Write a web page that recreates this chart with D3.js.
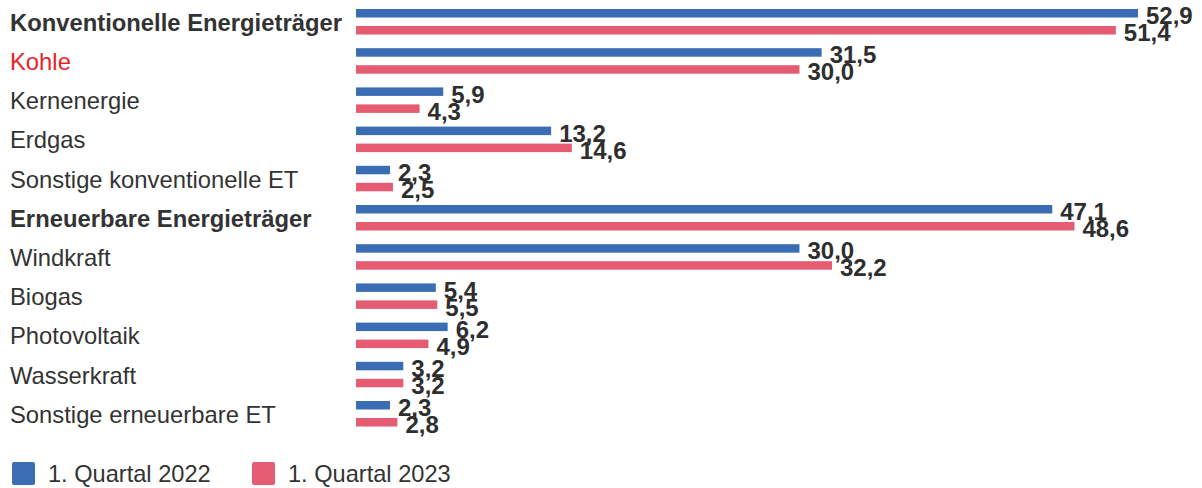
<!DOCTYPE html>
<html>
<head>
<meta charset="utf-8">
<script src="https://cdn.jsdelivr.net/npm/d3@7"></script>
<style>
  body { margin: 0; background: #fff; }
  text { font-family: "Liberation Sans", Arial, Helvetica, sans-serif; fill: #333; }
</style>
</head>
<body>
<svg width="1202" height="488"></svg>
<script>
var categories = ["Konventionelle Energieträger", "Kohle", "Kernenergie", "Erdgas",
  "Sonstige konventionelle ET", "Erneuerbare Energieträger", "Windkraft", "Biogas",
  "Photovoltaik", "Wasserkraft", "Sonstige erneuerbare ET"];
var q2022 = [52.9, 31.5, 5.9, 13.2, 2.3, 47.1, 30.0, 5.4, 6.2, 3.2, 2.3];
var q2023 = [51.4, 30.0, 4.3, 14.6, 2.5, 48.6, 32.2, 5.5, 4.9, 3.2, 2.8];
var boldRows = ["Konventionelle Energieträger", "Erneuerbare Energieträger"];
var redRows = ["Kohle"];
var seriesNames = ["1. Quartal 2022", "1. Quartal 2023"];
var colors = ["#3a6db4", "#e45b72"];

var svg = d3.select("svg");
var step = 39.2, barH = 8.5, pinkOff = 17;

var xScale = d3.scaleLinear().domain([0, 52.9]).range([356, 1138]);
var yScale = d3.scaleBand().domain(categories).range([9, 9 + step * categories.length]).padding(0);

var fmt = function(v) { return d3.format(".1f")(v).replace(".", ","); };

var rows = svg.selectAll(".row")
  .data(categories)
  .enter().append("g")
  .attr("class", "row")
  .attr("transform", function(d) { return "translate(0," + yScale(d) + ")"; });

// category labels
rows.append("text")
  .attr("x", 10)
  .attr("y", barH / 2 + pinkOff / 2 + 9)
  .style("font-size", "23.8px")
  .style("font-weight", function(d) { return boldRows.indexOf(d) >= 0 ? "bold" : "normal"; })
  .style("fill", function(d) { return redRows.indexOf(d) >= 0 ? "#e8242a" : "#333"; })
  .text(function(d) { return d; });

var series = [q2022, q2023];
series.forEach(function(vals, s) {
  rows.append("rect")
    .attr("x", xScale(0))
    .attr("y", s * pinkOff)
    .attr("height", barH)
    .attr("width", function(d, i) { return xScale(vals[i]) - xScale(0); })
    .attr("fill", colors[s]);

  rows.append("text")
    .attr("x", function(d, i) { return xScale(vals[i]) + 8; })
    .attr("y", s * pinkOff + barH / 2 + 11)
    .style("font-size", "24px")
    .style("font-weight", "bold")
    .style("fill", "#2e2e2e")
    .text(function(d, i) { return fmt(vals[i]); });
});

// legend
var legend = svg.append("g").attr("transform", "translate(12,462)");
var lg = legend.selectAll("g")
  .data(seriesNames)
  .enter().append("g")
  .attr("transform", function(d, i) { return "translate(" + (i * 240) + ",0)"; });
lg.append("rect")
  .attr("width", 23).attr("height", 23).attr("rx", 2)
  .attr("fill", function(d, i) { return colors[i]; });
lg.append("text")
  .attr("x", 36).attr("y", 20)
  .style("font-size", "23.6px")
  .text(function(d) { return d; });
</script>
</body>
</html>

### TASK OBJECTIVE
Write the listing out a second time exactly, dropping all images.

### CORRECT ANSWER
Write a web page that recreates this chart with D3.js.
<!DOCTYPE html>
<html>
<head>
<meta charset="utf-8">
<script src="https://cdn.jsdelivr.net/npm/d3@7"></script>
<style>
  body { margin: 0; background: #fff; }
  text { font-family: "Liberation Sans", Arial, Helvetica, sans-serif; fill: #333; }
</style>
</head>
<body>
<svg width="1202" height="488"></svg>
<script>
var categories = ["Konventionelle Energieträger", "Kohle", "Kernenergie", "Erdgas",
  "Sonstige konventionelle ET", "Erneuerbare Energieträger", "Windkraft", "Biogas",
  "Photovoltaik", "Wasserkraft", "Sonstige erneuerbare ET"];
var q2022 = [52.9, 31.5, 5.9, 13.2, 2.3, 47.1, 30.0, 5.4, 6.2, 3.2, 2.3];
var q2023 = [51.4, 30.0, 4.3, 14.6, 2.5, 48.6, 32.2, 5.5, 4.9, 3.2, 2.8];
var boldRows = ["Konventionelle Energieträger", "Erneuerbare Energieträger"];
var redRows = ["Kohle"];
var seriesNames = ["1. Quartal 2022", "1. Quartal 2023"];
var colors = ["#3a6db4", "#e45b72"];

var svg = d3.select("svg");
var step = 39.2, barH = 8.5, pinkOff = 17;

var xScale = d3.scaleLinear().domain([0, 52.9]).range([356, 1138]);
var yScale = d3.scaleBand().domain(categories).range([9, 9 + step * categories.length]).padding(0);

var fmt = function(v) { return d3.format(".1f")(v).replace(".", ","); };

var rows = svg.selectAll(".row")
  .data(categories)
  .enter().append("g")
  .attr("class", "row")
  .attr("transform", function(d) { return "translate(0," + yScale(d) + ")"; });

// category labels
rows.append("text")
  .attr("x", 10)
  .attr("y", barH / 2 + pinkOff / 2 + 9)
  .style("font-size", "23.8px")
  .style("font-weight", function(d) { return boldRows.indexOf(d) >= 0 ? "bold" : "normal"; })
  .style("fill", function(d) { return redRows.indexOf(d) >= 0 ? "#e8242a" : "#333"; })
  .text(function(d) { return d; });

var series = [q2022, q2023];
series.forEach(function(vals, s) {
  rows.append("rect")
    .attr("x", xScale(0))
    .attr("y", s * pinkOff)
    .attr("height", barH)
    .attr("width", function(d, i) { return xScale(vals[i]) - xScale(0); })
    .attr("fill", colors[s]);

  rows.append("text")
    .attr("x", function(d, i) { return xScale(vals[i]) + 8; })
    .attr("y", s * pinkOff + barH / 2 + 11)
    .style("font-size", "24px")
    .style("font-weight", "bold")
    .style("fill", "#2e2e2e")
    .text(function(d, i) { return fmt(vals[i]); });
});

// legend
var legend = svg.append("g").attr("transform", "translate(12,462)");
var lg = legend.selectAll("g")
  .data(seriesNames)
  .enter().append("g")
  .attr("transform", function(d, i) { return "translate(" + (i * 240) + ",0)"; });
lg.append("rect")
  .attr("width", 23).attr("height", 23).attr("rx", 2)
  .attr("fill", function(d, i) { return colors[i]; });
lg.append("text")
  .attr("x", 36).attr("y", 20)
  .style("font-size", "23.6px")
  .text(function(d) { return d; });
</script>
</body>
</html>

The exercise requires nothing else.